__Recorded information__:
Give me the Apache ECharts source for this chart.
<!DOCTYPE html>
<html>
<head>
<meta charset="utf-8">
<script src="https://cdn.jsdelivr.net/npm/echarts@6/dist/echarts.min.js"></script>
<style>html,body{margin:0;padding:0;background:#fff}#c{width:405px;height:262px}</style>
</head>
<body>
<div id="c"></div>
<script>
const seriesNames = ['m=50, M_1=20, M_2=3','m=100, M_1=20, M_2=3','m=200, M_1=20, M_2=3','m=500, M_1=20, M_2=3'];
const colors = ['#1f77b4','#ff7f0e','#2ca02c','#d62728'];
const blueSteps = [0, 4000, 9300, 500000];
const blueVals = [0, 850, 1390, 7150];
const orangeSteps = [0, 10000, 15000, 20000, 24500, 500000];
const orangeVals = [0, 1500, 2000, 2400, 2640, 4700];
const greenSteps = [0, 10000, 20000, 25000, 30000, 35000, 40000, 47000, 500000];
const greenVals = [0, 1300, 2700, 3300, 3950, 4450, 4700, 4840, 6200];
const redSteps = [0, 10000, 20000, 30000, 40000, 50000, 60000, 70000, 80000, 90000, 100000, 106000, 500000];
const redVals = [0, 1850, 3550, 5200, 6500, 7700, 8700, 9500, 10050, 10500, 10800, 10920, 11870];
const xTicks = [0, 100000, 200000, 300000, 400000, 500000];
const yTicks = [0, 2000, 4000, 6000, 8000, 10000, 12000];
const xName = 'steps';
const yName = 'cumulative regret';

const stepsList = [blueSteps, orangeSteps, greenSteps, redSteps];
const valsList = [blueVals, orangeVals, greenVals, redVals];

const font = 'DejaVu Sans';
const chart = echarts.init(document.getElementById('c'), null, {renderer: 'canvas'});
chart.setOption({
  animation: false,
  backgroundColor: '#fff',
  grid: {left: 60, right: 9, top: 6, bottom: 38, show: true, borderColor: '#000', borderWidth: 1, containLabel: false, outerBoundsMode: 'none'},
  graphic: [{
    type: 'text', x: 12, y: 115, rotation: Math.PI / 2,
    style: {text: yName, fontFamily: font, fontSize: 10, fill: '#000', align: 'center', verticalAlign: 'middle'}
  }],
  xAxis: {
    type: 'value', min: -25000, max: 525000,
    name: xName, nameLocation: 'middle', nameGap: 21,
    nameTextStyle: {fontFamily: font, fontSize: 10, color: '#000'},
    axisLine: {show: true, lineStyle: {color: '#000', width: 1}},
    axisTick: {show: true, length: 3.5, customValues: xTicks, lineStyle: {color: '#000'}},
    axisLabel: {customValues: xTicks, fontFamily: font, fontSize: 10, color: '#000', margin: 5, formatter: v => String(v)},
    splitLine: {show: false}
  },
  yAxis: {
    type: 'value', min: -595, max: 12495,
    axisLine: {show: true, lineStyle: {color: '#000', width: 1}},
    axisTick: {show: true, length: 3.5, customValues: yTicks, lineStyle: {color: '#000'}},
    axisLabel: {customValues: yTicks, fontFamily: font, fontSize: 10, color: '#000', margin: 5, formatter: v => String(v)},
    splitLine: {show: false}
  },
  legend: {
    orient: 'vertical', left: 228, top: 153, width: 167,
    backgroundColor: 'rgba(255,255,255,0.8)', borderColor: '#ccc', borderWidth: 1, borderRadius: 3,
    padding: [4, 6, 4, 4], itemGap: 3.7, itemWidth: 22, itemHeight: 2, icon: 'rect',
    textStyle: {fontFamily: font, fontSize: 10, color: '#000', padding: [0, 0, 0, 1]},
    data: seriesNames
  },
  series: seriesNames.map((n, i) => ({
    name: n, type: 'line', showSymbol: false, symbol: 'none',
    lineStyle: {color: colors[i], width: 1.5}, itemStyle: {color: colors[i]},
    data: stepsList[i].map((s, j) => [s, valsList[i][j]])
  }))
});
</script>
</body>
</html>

__What you are asked to do__: Please repeat the listing above in full and exactly.

__Finished answer__:
Give me the Apache ECharts source for this chart.
<!DOCTYPE html>
<html>
<head>
<meta charset="utf-8">
<script src="https://cdn.jsdelivr.net/npm/echarts@6/dist/echarts.min.js"></script>
<style>html,body{margin:0;padding:0;background:#fff}#c{width:405px;height:262px}</style>
</head>
<body>
<div id="c"></div>
<script>
const seriesNames = ['m=50, M_1=20, M_2=3','m=100, M_1=20, M_2=3','m=200, M_1=20, M_2=3','m=500, M_1=20, M_2=3'];
const colors = ['#1f77b4','#ff7f0e','#2ca02c','#d62728'];
const blueSteps = [0, 4000, 9300, 500000];
const blueVals = [0, 850, 1390, 7150];
const orangeSteps = [0, 10000, 15000, 20000, 24500, 500000];
const orangeVals = [0, 1500, 2000, 2400, 2640, 4700];
const greenSteps = [0, 10000, 20000, 25000, 30000, 35000, 40000, 47000, 500000];
const greenVals = [0, 1300, 2700, 3300, 3950, 4450, 4700, 4840, 6200];
const redSteps = [0, 10000, 20000, 30000, 40000, 50000, 60000, 70000, 80000, 90000, 100000, 106000, 500000];
const redVals = [0, 1850, 3550, 5200, 6500, 7700, 8700, 9500, 10050, 10500, 10800, 10920, 11870];
const xTicks = [0, 100000, 200000, 300000, 400000, 500000];
const yTicks = [0, 2000, 4000, 6000, 8000, 10000, 12000];
const xName = 'steps';
const yName = 'cumulative regret';

const stepsList = [blueSteps, orangeSteps, greenSteps, redSteps];
const valsList = [blueVals, orangeVals, greenVals, redVals];

const font = 'DejaVu Sans';
const chart = echarts.init(document.getElementById('c'), null, {renderer: 'canvas'});
chart.setOption({
  animation: false,
  backgroundColor: '#fff',
  grid: {left: 60, right: 9, top: 6, bottom: 38, show: true, borderColor: '#000', borderWidth: 1, containLabel: false, outerBoundsMode: 'none'},
  graphic: [{
    type: 'text', x: 12, y: 115, rotation: Math.PI / 2,
    style: {text: yName, fontFamily: font, fontSize: 10, fill: '#000', align: 'center', verticalAlign: 'middle'}
  }],
  xAxis: {
    type: 'value', min: -25000, max: 525000,
    name: xName, nameLocation: 'middle', nameGap: 21,
    nameTextStyle: {fontFamily: font, fontSize: 10, color: '#000'},
    axisLine: {show: true, lineStyle: {color: '#000', width: 1}},
    axisTick: {show: true, length: 3.5, customValues: xTicks, lineStyle: {color: '#000'}},
    axisLabel: {customValues: xTicks, fontFamily: font, fontSize: 10, color: '#000', margin: 5, formatter: v => String(v)},
    splitLine: {show: false}
  },
  yAxis: {
    type: 'value', min: -595, max: 12495,
    axisLine: {show: true, lineStyle: {color: '#000', width: 1}},
    axisTick: {show: true, length: 3.5, customValues: yTicks, lineStyle: {color: '#000'}},
    axisLabel: {customValues: yTicks, fontFamily: font, fontSize: 10, color: '#000', margin: 5, formatter: v => String(v)},
    splitLine: {show: false}
  },
  legend: {
    orient: 'vertical', left: 228, top: 153, width: 167,
    backgroundColor: 'rgba(255,255,255,0.8)', borderColor: '#ccc', borderWidth: 1, borderRadius: 3,
    padding: [4, 6, 4, 4], itemGap: 3.7, itemWidth: 22, itemHeight: 2, icon: 'rect',
    textStyle: {fontFamily: font, fontSize: 10, color: '#000', padding: [0, 0, 0, 1]},
    data: seriesNames
  },
  series: seriesNames.map((n, i) => ({
    name: n, type: 'line', showSymbol: false, symbol: 'none',
    lineStyle: {color: colors[i], width: 1.5}, itemStyle: {color: colors[i]},
    data: stepsList[i].map((s, j) => [s, valsList[i][j]])
  }))
});
</script>
</body>
</html>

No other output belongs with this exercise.